● **Request**
Could you repeat, exactly as they stand, the lines between the one with "Rebuild this chart" and the one with "lin_hi = [0.89, 1.66, 2.67, 3.70, 4.79, 5.95, 7.18, 8.14, 9.10]", inclusive, minus the pictures?

● **Information provided**
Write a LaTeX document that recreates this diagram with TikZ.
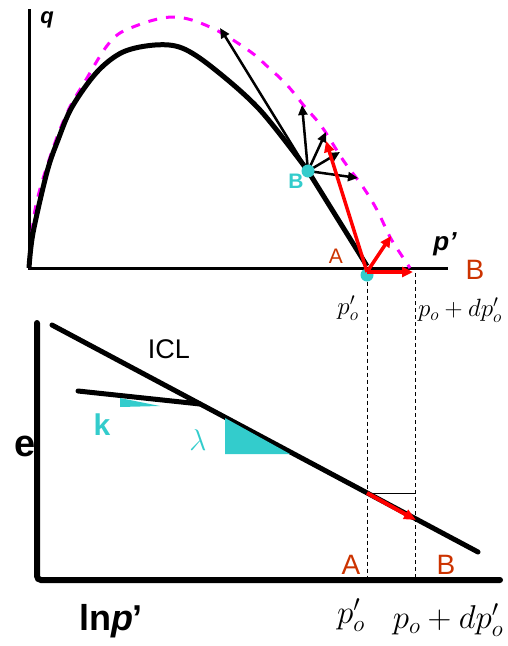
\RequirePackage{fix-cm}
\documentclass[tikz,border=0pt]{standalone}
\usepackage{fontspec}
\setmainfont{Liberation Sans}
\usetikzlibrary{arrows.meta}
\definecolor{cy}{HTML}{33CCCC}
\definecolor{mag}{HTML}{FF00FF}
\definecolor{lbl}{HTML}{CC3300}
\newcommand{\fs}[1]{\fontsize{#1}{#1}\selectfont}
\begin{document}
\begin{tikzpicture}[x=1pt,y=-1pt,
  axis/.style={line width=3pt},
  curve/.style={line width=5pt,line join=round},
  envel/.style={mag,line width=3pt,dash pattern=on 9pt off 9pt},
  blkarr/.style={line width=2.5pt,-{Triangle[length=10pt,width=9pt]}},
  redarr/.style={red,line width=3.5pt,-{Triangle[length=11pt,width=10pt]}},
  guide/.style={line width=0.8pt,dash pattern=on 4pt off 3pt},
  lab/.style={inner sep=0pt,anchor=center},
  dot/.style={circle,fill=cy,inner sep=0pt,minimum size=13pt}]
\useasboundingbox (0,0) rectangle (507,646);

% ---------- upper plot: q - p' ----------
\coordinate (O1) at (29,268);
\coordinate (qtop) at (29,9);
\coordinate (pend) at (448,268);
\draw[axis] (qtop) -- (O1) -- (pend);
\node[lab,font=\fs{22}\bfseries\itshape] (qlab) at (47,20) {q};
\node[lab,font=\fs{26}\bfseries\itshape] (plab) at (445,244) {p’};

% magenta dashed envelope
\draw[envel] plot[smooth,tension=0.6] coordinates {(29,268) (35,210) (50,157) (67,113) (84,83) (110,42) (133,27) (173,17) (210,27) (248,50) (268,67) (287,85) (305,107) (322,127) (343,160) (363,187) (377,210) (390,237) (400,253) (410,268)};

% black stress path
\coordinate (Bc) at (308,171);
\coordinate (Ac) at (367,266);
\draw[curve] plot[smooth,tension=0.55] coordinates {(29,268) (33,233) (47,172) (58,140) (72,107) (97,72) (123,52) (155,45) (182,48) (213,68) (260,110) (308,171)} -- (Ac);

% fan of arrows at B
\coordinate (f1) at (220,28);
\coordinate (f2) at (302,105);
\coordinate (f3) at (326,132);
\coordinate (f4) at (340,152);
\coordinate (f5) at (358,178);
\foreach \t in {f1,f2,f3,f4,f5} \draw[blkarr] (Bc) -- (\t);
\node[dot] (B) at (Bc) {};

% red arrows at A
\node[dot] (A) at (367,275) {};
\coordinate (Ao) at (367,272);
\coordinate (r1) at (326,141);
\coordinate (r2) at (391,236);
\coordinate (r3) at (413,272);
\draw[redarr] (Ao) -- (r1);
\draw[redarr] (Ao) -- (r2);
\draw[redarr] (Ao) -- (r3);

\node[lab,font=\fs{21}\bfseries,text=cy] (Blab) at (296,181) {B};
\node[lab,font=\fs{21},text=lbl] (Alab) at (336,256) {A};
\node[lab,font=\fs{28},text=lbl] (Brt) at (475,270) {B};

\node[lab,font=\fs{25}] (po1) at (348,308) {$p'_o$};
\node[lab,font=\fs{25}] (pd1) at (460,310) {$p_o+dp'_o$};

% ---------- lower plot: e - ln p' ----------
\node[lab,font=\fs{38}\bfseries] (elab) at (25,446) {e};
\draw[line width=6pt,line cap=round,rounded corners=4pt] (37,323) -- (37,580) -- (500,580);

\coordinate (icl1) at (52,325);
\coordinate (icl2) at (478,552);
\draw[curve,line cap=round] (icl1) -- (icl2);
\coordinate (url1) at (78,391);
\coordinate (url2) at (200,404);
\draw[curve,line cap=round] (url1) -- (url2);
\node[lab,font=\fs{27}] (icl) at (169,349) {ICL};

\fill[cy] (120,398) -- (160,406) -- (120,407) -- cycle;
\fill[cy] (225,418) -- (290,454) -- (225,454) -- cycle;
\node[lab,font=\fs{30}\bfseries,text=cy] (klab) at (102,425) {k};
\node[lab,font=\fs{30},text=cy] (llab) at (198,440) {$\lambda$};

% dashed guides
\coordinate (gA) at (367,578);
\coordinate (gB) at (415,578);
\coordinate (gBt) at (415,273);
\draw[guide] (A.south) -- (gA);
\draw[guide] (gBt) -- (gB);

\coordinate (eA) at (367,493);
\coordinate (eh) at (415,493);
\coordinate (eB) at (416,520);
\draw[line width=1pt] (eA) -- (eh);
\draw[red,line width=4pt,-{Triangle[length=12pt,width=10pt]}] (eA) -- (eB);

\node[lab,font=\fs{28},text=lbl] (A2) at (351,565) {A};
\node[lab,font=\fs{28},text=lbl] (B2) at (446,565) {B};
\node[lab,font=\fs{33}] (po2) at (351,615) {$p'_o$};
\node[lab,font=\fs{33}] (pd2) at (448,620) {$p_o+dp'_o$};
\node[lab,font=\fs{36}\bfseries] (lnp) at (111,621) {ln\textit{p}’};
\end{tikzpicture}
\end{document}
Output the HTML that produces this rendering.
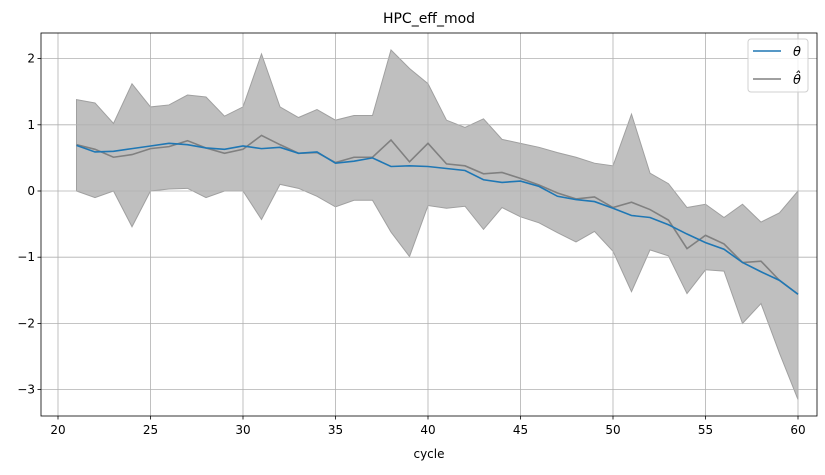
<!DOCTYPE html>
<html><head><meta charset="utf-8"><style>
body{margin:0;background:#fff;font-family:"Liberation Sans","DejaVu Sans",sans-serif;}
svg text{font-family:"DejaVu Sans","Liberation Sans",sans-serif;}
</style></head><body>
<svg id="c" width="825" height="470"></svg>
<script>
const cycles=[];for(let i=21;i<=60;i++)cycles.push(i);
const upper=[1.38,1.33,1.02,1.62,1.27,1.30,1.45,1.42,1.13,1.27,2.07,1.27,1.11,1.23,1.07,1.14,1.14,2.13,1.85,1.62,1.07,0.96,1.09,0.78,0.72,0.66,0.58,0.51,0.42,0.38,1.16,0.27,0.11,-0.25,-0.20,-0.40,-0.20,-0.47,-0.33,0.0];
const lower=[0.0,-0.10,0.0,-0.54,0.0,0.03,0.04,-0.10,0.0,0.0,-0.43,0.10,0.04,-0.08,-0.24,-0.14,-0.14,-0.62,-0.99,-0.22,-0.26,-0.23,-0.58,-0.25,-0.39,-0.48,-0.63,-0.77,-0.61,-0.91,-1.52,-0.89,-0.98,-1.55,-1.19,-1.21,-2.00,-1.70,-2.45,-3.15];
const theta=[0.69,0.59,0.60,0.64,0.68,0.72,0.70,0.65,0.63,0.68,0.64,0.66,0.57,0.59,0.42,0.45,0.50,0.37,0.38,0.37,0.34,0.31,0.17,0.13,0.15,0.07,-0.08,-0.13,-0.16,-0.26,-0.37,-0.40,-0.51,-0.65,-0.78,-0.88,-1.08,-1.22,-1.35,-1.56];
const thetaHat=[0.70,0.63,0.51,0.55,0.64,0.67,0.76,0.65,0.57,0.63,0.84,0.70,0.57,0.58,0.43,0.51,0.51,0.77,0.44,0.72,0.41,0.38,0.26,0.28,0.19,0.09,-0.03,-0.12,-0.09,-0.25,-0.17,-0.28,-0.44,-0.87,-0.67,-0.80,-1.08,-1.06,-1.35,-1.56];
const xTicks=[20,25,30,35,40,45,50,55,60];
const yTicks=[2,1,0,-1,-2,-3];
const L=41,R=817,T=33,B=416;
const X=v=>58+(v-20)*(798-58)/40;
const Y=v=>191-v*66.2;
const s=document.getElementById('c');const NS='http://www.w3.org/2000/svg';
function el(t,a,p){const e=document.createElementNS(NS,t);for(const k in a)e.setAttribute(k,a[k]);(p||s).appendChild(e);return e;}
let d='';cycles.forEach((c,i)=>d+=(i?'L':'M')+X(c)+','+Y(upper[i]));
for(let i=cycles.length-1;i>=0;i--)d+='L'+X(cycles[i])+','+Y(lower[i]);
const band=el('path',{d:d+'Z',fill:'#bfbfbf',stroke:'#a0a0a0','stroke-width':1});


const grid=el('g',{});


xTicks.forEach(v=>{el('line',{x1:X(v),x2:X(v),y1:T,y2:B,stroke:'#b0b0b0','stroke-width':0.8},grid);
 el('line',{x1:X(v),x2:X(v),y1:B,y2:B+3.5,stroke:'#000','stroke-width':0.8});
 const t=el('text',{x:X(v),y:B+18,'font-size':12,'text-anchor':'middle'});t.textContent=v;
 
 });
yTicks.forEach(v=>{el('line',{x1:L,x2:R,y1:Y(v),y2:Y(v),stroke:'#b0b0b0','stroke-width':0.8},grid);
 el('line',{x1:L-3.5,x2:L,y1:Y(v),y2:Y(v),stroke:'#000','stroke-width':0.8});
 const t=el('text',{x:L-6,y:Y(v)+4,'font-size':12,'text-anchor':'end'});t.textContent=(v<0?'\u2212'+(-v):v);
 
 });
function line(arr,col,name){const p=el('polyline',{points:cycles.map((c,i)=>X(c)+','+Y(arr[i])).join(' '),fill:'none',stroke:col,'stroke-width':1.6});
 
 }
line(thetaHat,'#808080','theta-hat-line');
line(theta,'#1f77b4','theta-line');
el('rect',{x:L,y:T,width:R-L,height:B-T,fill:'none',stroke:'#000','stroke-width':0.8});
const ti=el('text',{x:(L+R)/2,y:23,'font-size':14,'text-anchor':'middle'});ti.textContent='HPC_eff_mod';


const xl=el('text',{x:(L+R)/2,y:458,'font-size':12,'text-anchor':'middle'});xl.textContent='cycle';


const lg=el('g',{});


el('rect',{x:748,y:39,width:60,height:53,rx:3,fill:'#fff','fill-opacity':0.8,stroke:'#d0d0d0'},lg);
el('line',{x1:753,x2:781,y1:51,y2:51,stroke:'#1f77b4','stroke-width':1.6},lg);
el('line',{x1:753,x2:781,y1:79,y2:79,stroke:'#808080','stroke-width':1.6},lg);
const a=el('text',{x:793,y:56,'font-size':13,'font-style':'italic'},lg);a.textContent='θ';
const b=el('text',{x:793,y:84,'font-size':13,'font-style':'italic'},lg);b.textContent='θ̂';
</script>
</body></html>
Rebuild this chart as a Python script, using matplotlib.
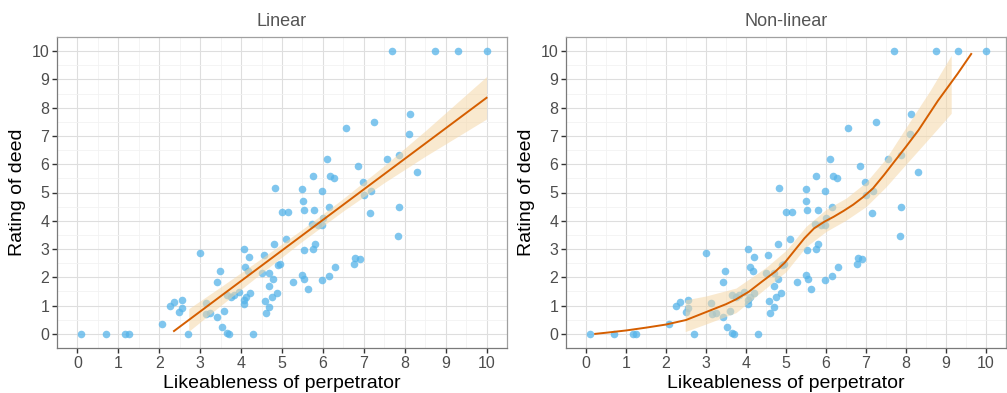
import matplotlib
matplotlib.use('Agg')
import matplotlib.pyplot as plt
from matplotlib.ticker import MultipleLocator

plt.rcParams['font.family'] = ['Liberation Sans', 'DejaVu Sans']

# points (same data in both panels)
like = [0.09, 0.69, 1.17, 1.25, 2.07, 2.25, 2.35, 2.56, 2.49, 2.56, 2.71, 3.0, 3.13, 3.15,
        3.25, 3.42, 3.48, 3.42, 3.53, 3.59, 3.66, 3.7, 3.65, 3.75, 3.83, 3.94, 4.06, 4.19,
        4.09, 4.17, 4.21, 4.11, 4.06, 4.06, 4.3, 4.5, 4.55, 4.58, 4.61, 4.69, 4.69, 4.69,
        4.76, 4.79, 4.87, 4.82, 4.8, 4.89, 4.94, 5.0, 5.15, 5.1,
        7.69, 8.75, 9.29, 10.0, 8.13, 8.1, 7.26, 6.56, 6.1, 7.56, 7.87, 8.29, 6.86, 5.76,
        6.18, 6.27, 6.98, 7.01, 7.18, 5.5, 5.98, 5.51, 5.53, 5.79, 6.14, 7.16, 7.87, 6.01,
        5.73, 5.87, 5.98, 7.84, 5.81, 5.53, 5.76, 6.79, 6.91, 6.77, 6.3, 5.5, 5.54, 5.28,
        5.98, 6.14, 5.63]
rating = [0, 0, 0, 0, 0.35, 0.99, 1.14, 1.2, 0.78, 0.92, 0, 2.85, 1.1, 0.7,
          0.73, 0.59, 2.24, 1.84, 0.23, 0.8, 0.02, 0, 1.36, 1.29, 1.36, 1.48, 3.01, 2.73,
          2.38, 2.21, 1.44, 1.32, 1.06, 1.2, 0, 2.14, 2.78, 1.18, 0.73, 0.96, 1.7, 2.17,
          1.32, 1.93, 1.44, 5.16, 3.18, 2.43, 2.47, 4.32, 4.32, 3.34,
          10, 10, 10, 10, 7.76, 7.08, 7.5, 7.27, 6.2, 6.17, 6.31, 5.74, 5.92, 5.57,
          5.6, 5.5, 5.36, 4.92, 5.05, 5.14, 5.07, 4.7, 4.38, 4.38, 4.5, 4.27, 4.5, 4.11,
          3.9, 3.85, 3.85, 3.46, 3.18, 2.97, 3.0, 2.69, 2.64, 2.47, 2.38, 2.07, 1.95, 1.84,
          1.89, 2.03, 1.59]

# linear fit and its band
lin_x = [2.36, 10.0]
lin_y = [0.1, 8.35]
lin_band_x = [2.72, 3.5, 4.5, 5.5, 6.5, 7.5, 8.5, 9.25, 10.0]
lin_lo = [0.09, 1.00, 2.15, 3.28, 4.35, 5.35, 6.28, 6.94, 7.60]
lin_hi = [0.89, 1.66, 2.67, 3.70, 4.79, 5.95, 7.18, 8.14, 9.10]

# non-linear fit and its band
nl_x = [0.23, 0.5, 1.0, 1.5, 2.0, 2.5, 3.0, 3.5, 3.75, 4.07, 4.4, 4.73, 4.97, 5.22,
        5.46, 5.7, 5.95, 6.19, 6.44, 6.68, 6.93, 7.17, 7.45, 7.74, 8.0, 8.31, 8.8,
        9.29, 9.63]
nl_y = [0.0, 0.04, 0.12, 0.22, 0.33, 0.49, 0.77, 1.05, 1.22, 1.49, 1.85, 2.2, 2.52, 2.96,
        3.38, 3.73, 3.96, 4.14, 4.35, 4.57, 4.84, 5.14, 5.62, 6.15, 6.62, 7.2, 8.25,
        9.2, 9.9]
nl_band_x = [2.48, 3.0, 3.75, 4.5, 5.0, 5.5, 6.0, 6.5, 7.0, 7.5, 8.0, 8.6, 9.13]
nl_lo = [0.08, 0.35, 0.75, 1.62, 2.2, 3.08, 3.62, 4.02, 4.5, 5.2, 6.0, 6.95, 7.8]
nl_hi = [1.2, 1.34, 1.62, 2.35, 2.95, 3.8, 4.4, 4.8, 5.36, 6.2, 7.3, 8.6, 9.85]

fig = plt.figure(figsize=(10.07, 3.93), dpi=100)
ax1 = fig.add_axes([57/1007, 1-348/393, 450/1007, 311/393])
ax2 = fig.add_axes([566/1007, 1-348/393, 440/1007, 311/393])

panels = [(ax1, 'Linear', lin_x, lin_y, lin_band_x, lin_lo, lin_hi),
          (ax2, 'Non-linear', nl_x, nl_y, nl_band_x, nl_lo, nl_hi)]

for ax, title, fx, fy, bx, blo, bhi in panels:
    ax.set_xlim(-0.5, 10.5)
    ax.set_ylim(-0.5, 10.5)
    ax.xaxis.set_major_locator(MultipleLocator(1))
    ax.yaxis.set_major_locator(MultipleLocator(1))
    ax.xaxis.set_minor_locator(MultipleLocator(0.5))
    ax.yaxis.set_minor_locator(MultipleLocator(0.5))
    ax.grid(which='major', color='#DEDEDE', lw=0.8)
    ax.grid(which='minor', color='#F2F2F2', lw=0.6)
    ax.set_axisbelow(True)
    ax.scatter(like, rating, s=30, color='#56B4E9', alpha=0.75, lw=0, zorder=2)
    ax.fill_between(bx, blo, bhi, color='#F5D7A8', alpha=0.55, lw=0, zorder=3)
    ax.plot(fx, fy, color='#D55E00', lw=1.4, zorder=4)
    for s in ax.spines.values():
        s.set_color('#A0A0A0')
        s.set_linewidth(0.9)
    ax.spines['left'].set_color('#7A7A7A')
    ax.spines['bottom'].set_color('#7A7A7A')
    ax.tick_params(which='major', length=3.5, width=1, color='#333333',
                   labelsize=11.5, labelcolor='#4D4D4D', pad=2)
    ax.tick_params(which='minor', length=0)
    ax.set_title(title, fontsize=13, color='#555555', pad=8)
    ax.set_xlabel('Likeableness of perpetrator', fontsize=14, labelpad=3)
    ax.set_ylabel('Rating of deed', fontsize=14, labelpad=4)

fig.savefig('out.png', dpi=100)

● **Response to the exercise**
Rebuild this chart as a Python script, using matplotlib.
import matplotlib
matplotlib.use('Agg')
import matplotlib.pyplot as plt
from matplotlib.ticker import MultipleLocator

plt.rcParams['font.family'] = ['Liberation Sans', 'DejaVu Sans']

# points (same data in both panels)
like = [0.09, 0.69, 1.17, 1.25, 2.07, 2.25, 2.35, 2.56, 2.49, 2.56, 2.71, 3.0, 3.13, 3.15,
        3.25, 3.42, 3.48, 3.42, 3.53, 3.59, 3.66, 3.7, 3.65, 3.75, 3.83, 3.94, 4.06, 4.19,
        4.09, 4.17, 4.21, 4.11, 4.06, 4.06, 4.3, 4.5, 4.55, 4.58, 4.61, 4.69, 4.69, 4.69,
        4.76, 4.79, 4.87, 4.82, 4.8, 4.89, 4.94, 5.0, 5.15, 5.1,
        7.69, 8.75, 9.29, 10.0, 8.13, 8.1, 7.26, 6.56, 6.1, 7.56, 7.87, 8.29, 6.86, 5.76,
        6.18, 6.27, 6.98, 7.01, 7.18, 5.5, 5.98, 5.51, 5.53, 5.79, 6.14, 7.16, 7.87, 6.01,
        5.73, 5.87, 5.98, 7.84, 5.81, 5.53, 5.76, 6.79, 6.91, 6.77, 6.3, 5.5, 5.54, 5.28,
        5.98, 6.14, 5.63]
rating = [0, 0, 0, 0, 0.35, 0.99, 1.14, 1.2, 0.78, 0.92, 0, 2.85, 1.1, 0.7,
          0.73, 0.59, 2.24, 1.84, 0.23, 0.8, 0.02, 0, 1.36, 1.29, 1.36, 1.48, 3.01, 2.73,
          2.38, 2.21, 1.44, 1.32, 1.06, 1.2, 0, 2.14, 2.78, 1.18, 0.73, 0.96, 1.7, 2.17,
          1.32, 1.93, 1.44, 5.16, 3.18, 2.43, 2.47, 4.32, 4.32, 3.34,
          10, 10, 10, 10, 7.76, 7.08, 7.5, 7.27, 6.2, 6.17, 6.31, 5.74, 5.92, 5.57,
          5.6, 5.5, 5.36, 4.92, 5.05, 5.14, 5.07, 4.7, 4.38, 4.38, 4.5, 4.27, 4.5, 4.11,
          3.9, 3.85, 3.85, 3.46, 3.18, 2.97, 3.0, 2.69, 2.64, 2.47, 2.38, 2.07, 1.95, 1.84,
          1.89, 2.03, 1.59]

# linear fit and its band
lin_x = [2.36, 10.0]
lin_y = [0.1, 8.35]
lin_band_x = [2.72, 3.5, 4.5, 5.5, 6.5, 7.5, 8.5, 9.25, 10.0]
lin_lo = [0.09, 1.00, 2.15, 3.28, 4.35, 5.35, 6.28, 6.94, 7.60]
lin_hi = [0.89, 1.66, 2.67, 3.70, 4.79, 5.95, 7.18, 8.14, 9.10]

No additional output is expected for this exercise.